Kepala Departemen Komunikasi Bank Indonesia, Ramdan Denny Prakoso, pada Senin (10/11/2025), menjelaskan secara gamblang bahwa “redenominasi rupiah adalah penyederhanaan jumlah digit pada pecahan (denominasi) rupiah tanpa mengurangi daya beli masyarakat serta nilai rupiah terhadap harga barang dan/atau jasa.” Pernyataan ini menegaskan bahwa esensi nilai mata uang tetap sama, hanya tampilan nominalnya yang disederhanakan.

Ramdan menilai, implementasi kebijakan redenominasi ini akan membawa sejumlah manfaat signifikan bagi perekonomian nasional. Di antaranya, redenominasi diharapkan dapat meningkatkan efisiensi transaksi sehari-hari, baik bagi pelaku bisnis maupun masyarakat umum. Lebih lanjut, langkah ini juga akan memperkuat kredibilitas rupiah di kancah internasional serta mendukung upaya modernisasi sistem pembayaran nasional yang semakin canggih.

Proses redenominasi dipastikan akan direncanakan secara matang dan transparan, melibatkan koordinasi erat antar seluruh pemangku kepentingan terkait.

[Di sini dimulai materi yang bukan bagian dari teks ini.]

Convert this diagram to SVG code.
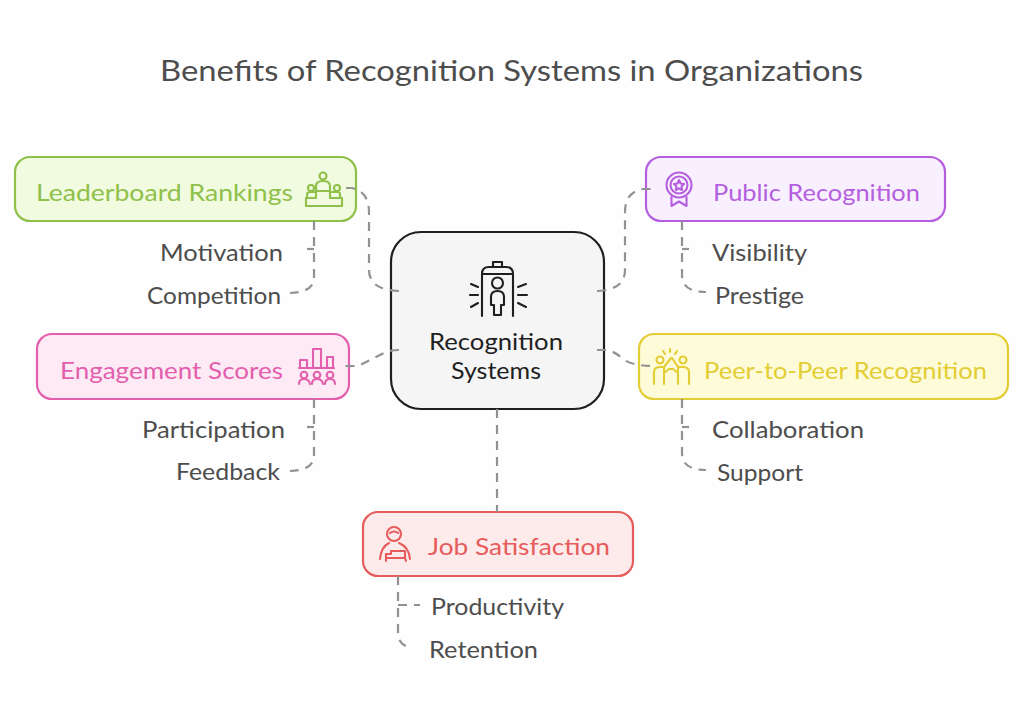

Saat ini, RUU Redenominasi telah resmi masuk dalam Program Legislasi Nasional (Prolegnas) Jangka Menengah 2025–2029 sebagai RUU inisiatif pemerintah, atas usulan strategis dari Bank Indonesia.

Pembahasan mengenai proses redenominasi ini akan terus dilakukan secara intensif antara Bank Indonesia, pemerintah, dan Dewan Perwakilan Rakyat (DPR). Ramdan menegaskan bahwa implementasi redenominasi akan mempertimbangkan waktu yang sangat tepat dengan memperhatikan berbagai faktor krusial, seperti stabilitas politik, ekonomi, dan sosial, serta kesiapan teknis yang meliputi aspek hukum, logistik, dan teknologi informasi. Selama proses ini, BI akan tetap fokus penuh pada upaya menjaga stabilitas nilai rupiah dan mendukung pertumbuhan ekonomi nasional.

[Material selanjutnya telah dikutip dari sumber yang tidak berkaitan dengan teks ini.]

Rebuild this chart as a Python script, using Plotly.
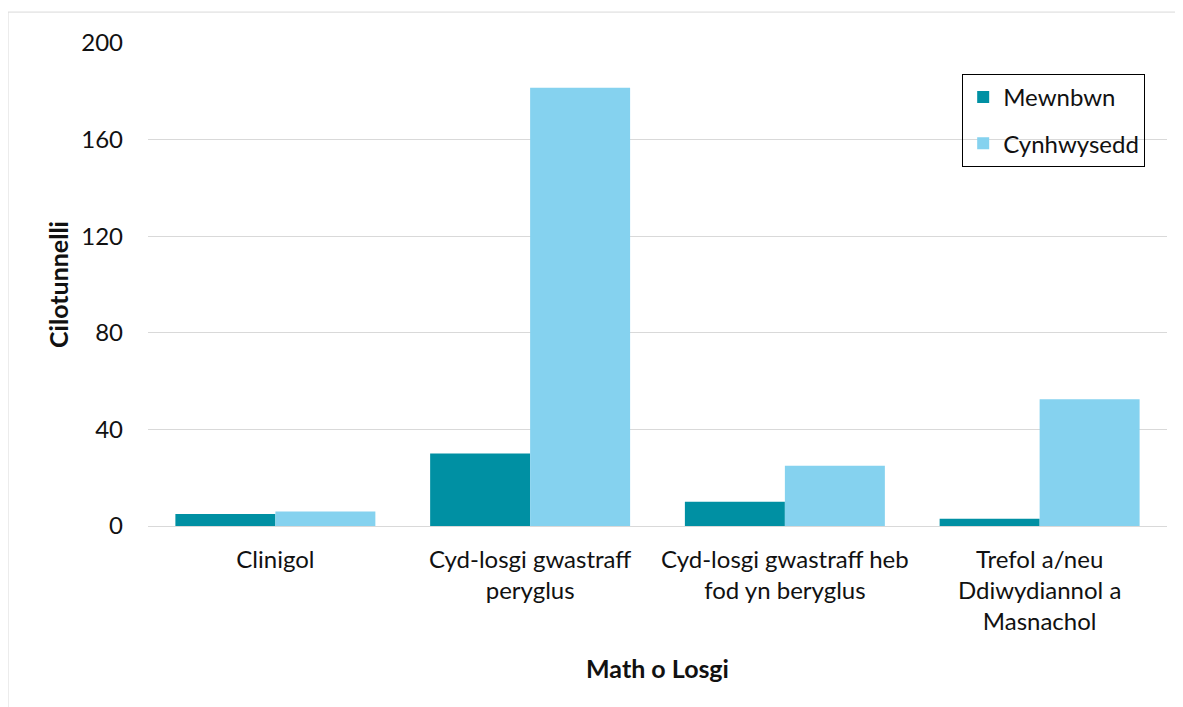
import plotly.graph_objects as go

categories = ["Clinigol", "Cyd-losgi gwastraff<br>peryglus", "Cyd-losgi gwastraff heb<br>fod yn beryglus",
              "Trefol a/neu<br>Ddiwydiannol a<br>Masnachol"]
mewnbwn = [5, 30, 10, 3]
cynhwysedd = [6, 181.5, 25, 52.5]
y_ticks = [0, 40, 80, 120, 160, 200]

FONT = "Lato"

fig = go.Figure()
fig.add_trace(go.Bar(x=categories, y=mewnbwn, name="Mewnbwn", marker_color="#0090A3",
                     marker_line_width=0, legendgroup="a"))
fig.add_trace(go.Bar(x=categories, y=cynhwysedd, name="Cynhwysedd", marker_color="#85D2EF",
                     marker_line_width=0, legendgroup="b"))

fig.update_layout(
    width=1183, height=707,
    margin=dict(l=140, r=24, t=35, b=189),
    paper_bgcolor="white", plot_bgcolor="white",
    font=dict(family=FONT, size=24, color="#111111"),
    barmode="group", bargap=0.215, bargroupgap=0,
    showlegend=True,
    legend=dict(x=0.799, y=0.936, xanchor="left", yanchor="top",
                bordercolor="#000000", borderwidth=1, bgcolor="rgba(255,255,255,0)",
                font=dict(size=24), traceorder="grouped", tracegroupgap=12,
                itemwidth=30),
    xaxis=dict(showgrid=False, showline=False, ticks="", tickfont=dict(size=24), ticklabelstandoff=17,
               title=dict(text="<b>Math o Losgi</b>", font=dict(size=25), standoff=26)),
    yaxis=dict(range=[0, 200], tickvals=y_ticks, showgrid=True, gridcolor="#D9D9D9", gridwidth=1,
               zeroline=True, zerolinecolor="#D9D9D9", zerolinewidth=1,
               showline=False, ticks="", tickfont=dict(size=24), ticklabelstandoff=24,
               title=dict(text="<b>Cilotunnelli</b>", font=dict(size=25), standoff=5)),
    shapes=[dict(type="rect", xref="paper", yref="paper", x0=-0.1374, x1=1.05, y0=-0.5, y1=1.064,
                 line=dict(color="#D9D9D9", width=1), fillcolor="rgba(0,0,0,0)", layer="below")],
)

fig.write_html("out.html")
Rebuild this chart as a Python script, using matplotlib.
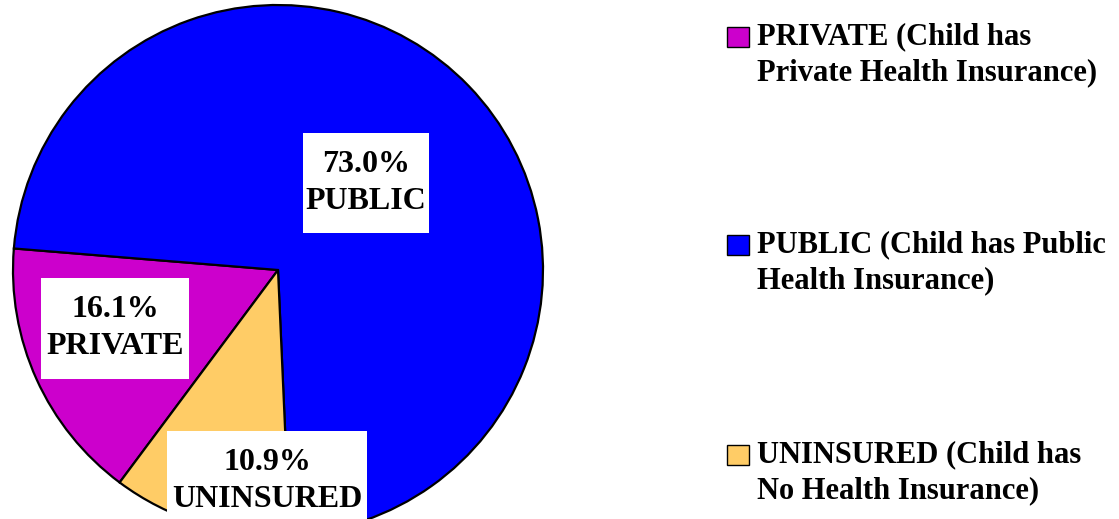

Dalam sejarah perekonomian global, ada beberapa negara yang berhasil melakukan redenominasi mata uang, baik dengan menghilangkan maupun menambahkan angka nol pada denominasinya. Salah satu contoh kasus yang dinilai sukses besar dalam menerapkan kebijakan ini adalah Turki.

Turki sukses melakukan redenominasi pada tahun 2005 dengan menghapus enam angka nol dari mata uangnya, di mana 1.000.000 lira diubah menjadi 1 lira baru. Langkah berani ini diambil sebagai strategi ampuh untuk menekan laju inflasi yang sangat tinggi dan berkepanjangan sejak era 1970-an, menunjukkan bahwa redenominasi dapat menjadi instrumen efektif dalam stabilisasi ekonomi makro.

Ringkasan

Bank Indonesia (BI) menegaskan redenominasi rupiah tidak akan mengurangi daya beli atau nilai rupiah terhadap barang dan jasa, serta tidak memicu inflasi. Pemerintah menargetkan RUU Redenominasi selesai pada tahun 2027, sebagaimana tertuang dalam PMK Nomor 70 Tahun 2025. Implementasi redenominasi diharapkan meningkatkan efisiensi transaksi, memperkuat kredibilitas rupiah, dan mendukung modernisasi sistem pembayaran.

Proses redenominasi akan direncanakan secara matang dan transparan, melibatkan koordinasi dengan berbagai pihak terkait. Pembahasan intensif akan dilakukan antara BI, pemerintah, dan DPR, dengan mempertimbangkan stabilitas politik, ekonomi, sosial, dan kesiapan teknis. Turki menjadi contoh sukses redenominasi pada tahun 2005 dengan menghapus enam angka nol dari mata uangnya guna menekan inflasi.